Oil and gas companies with global integrated operations such as Saudi Aramco may use workflows in GIS desktop tools for 3D proximity analysis and buffering to bring together demographic, transportation and infrastructure maps to determine the best location for a new petrol station or convenience stores in locations such as China. ExxonMobil can enable workflows using advanced 3D smart city technology to perform urban design simulations and visualise different scenarios for efficient location of their Esso petrol stations in Singapore.

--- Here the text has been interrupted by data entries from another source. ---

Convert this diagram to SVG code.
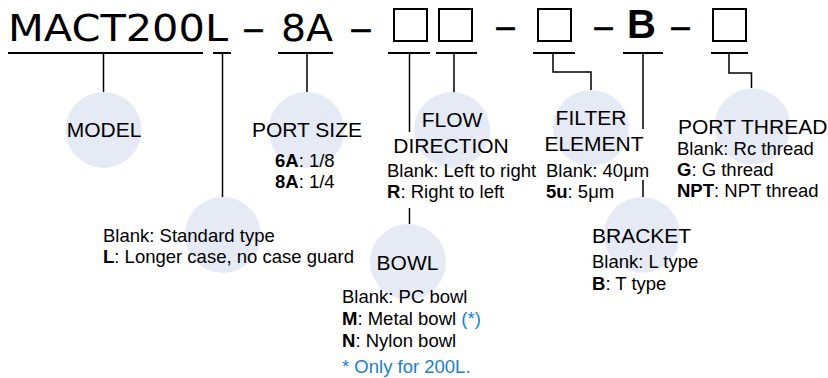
<svg xmlns="http://www.w3.org/2000/svg" width="828" height="378" viewBox="0 0 828 378">
<style>
.hd{font-family:"DejaVu Sans",sans-serif;font-size:37px;fill:#000}
.dash{stroke:#000;stroke-width:0.4}
.ti{font-family:"Liberation Sans",Arial,sans-serif;font-size:21px;fill:#000}
.tx{font-family:"Liberation Sans",Arial,sans-serif;font-size:18.5px;fill:#000}
.b{font-weight:bold}
.blue{fill:#1B7FCC}
.circ{fill:#E6EAF4}
.box{fill:none;stroke:#000;stroke-width:2}
.ul{stroke:#000;stroke-width:2;fill:none}
.ln{stroke:#000;stroke-width:1.5;fill:none}
</style>
<rect width="828" height="378" fill="#fff"/>
<g id="code">
<text class="hd" x="8" y="40.5" textLength="220" lengthAdjust="spacingAndGlyphs">MACT200L</text>
<text class="hd dash" x="242" y="41" textLength="23" lengthAdjust="spacingAndGlyphs">–</text>
<text class="hd" x="281" y="40.5" textLength="52" lengthAdjust="spacingAndGlyphs">8A</text>
<text class="hd dash" x="349" y="41" textLength="24" lengthAdjust="spacingAndGlyphs">–</text>
<rect class="box" x="394" y="9" width="33" height="32"/>
<rect class="box" x="439" y="9" width="33" height="32"/>
<text class="hd dash" x="494" y="39" textLength="23" lengthAdjust="spacingAndGlyphs">–</text>
<rect class="box" x="538" y="9" width="33" height="32"/>
<text class="hd dash" x="592" y="39" textLength="23" lengthAdjust="spacingAndGlyphs">–</text>
<text x="627" y="37.5" style="font-family:'Liberation Sans',Arial,sans-serif;font-size:40px;font-weight:bold">B</text>
<text class="hd dash" x="669" y="39" textLength="23" lengthAdjust="spacingAndGlyphs">–</text>
<rect class="box" x="713" y="9" width="33" height="32"/>
</g>
<g id="connectors">
<path class="ul" d="M8 53H203M213 53H231M278 53H333M388 53H430M436 53H477M533 53H575M623 53H663M711 53H748"/>
<path class="ln" d="M103.5 53V92M222.5 53V197M307 53V92M409.5 53V132M409.5 208V224M454 53V93M553 53V72H591V90M643 53V129M643 180V197M729 53V73H751.5V88"/>
</g>
<g id="model">
<circle class="circ" cx="103.5" cy="130" r="38"/>
<text class="ti" x="104" y="137" text-anchor="middle">MODEL</text>
</g>
<g id="case">
<circle class="circ" cx="223" cy="235" r="38"/>
<text class="tx" x="103" y="242">Blank: Standard type</text>
<text class="tx" x="103" y="263"><tspan class="b">L</tspan>: Longer case, no case guard</text>
</g>
<g id="port-size">
<circle class="circ" cx="306.5" cy="130" r="38"/>
<text class="ti" x="307" y="137" text-anchor="middle">PORT SIZE</text>
<text class="tx" x="275" y="167"><tspan class="b">6A</tspan>: 1/8</text>
<text class="tx" x="275" y="188"><tspan class="b">8A</tspan>: 1/4</text>
</g>
<g id="flow-direction">
<circle class="circ" cx="452" cy="130" r="38"/>
<text class="ti" x="452" y="127" text-anchor="middle">FLOW</text>
<text class="ti" x="451" y="153" text-anchor="middle">DIRECTION</text>
<text class="tx" x="387" y="177">Blank: Left to right</text>
<text class="tx" x="387" y="198"><tspan class="b">R</tspan>: Right to left</text>
</g>
<g id="bowl">
<circle class="circ" cx="408" cy="262" r="38"/>
<text class="ti" x="407.5" y="270" text-anchor="middle">BOWL</text>
<text class="tx" x="342" y="303">Blank: PC bowl</text>
<text class="tx" x="342" y="325"><tspan class="b">M</tspan>: Metal bowl <tspan class="blue">(*)</tspan></text>
<text class="tx" x="342" y="347"><tspan class="b">N</tspan>: Nylon bowl</text>
<text class="tx blue" x="342" y="373">* Only for 200L.</text>
</g>
<g id="filter-element">
<circle class="circ" cx="591" cy="128" r="38"/>
<text class="ti" x="591" y="125" text-anchor="middle">FILTER</text>
<text class="ti" x="594" y="151" text-anchor="middle">ELEMENT</text>
<text class="tx" x="546" y="177">Blank: 40μm</text>
<text class="tx" x="546" y="198"><tspan class="b">5u</tspan>: 5μm</text>
</g>
<g id="bracket">
<circle class="circ" cx="642" cy="235" r="38"/>
<text class="ti" x="592" y="243">BRACKET</text>
<text class="tx" x="592" y="268">Blank: L type</text>
<text class="tx" x="592" y="290"><tspan class="b">B</tspan>: T type</text>
</g>
<g id="port-thread">
<circle class="circ" cx="752.5" cy="126.5" r="38"/>
<text class="ti" x="678" y="134">PORT THREAD</text>
<text class="tx" x="677" y="155">Blank: Rc thread</text>
<text class="tx" x="677" y="176"><tspan class="b">G</tspan>: G thread</text>
<text class="tx" x="677" y="197"><tspan class="b">NPT</tspan>: NPT thread</text>
</g>
</svg>
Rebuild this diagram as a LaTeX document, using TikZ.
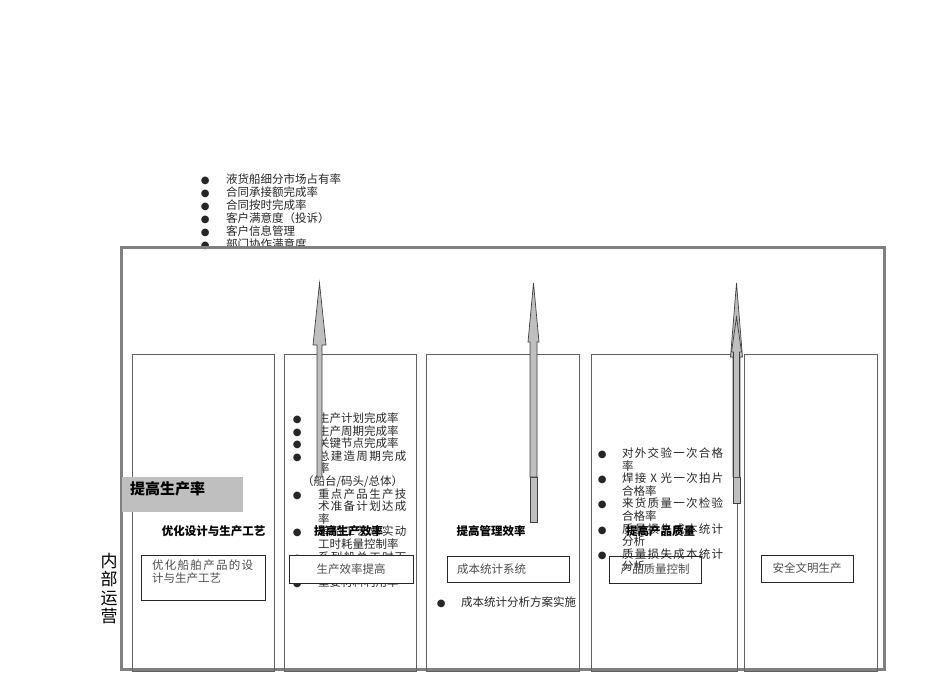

Oil and gas geospatial data managers realise that their industry shares many challenges and approaches with other geospatially data intensive industries, such as aerospace, military intelligence and climate modelling. However, the range of contexts in which geospatial workflows are enabled are much broader. This is reinforced when GIS forums allow oil and gas GIS professionals to recognise that many of the geospatial workflows presented by the GIS users in government agencies and e-commerce will not scale to the environment of deliberate uncertainty that pervades oil and gas exploration. The ability to track, analyse and manage large datasets that support global oil and gas exploration efforts continues to improve with increasingly complex geospatial workflows.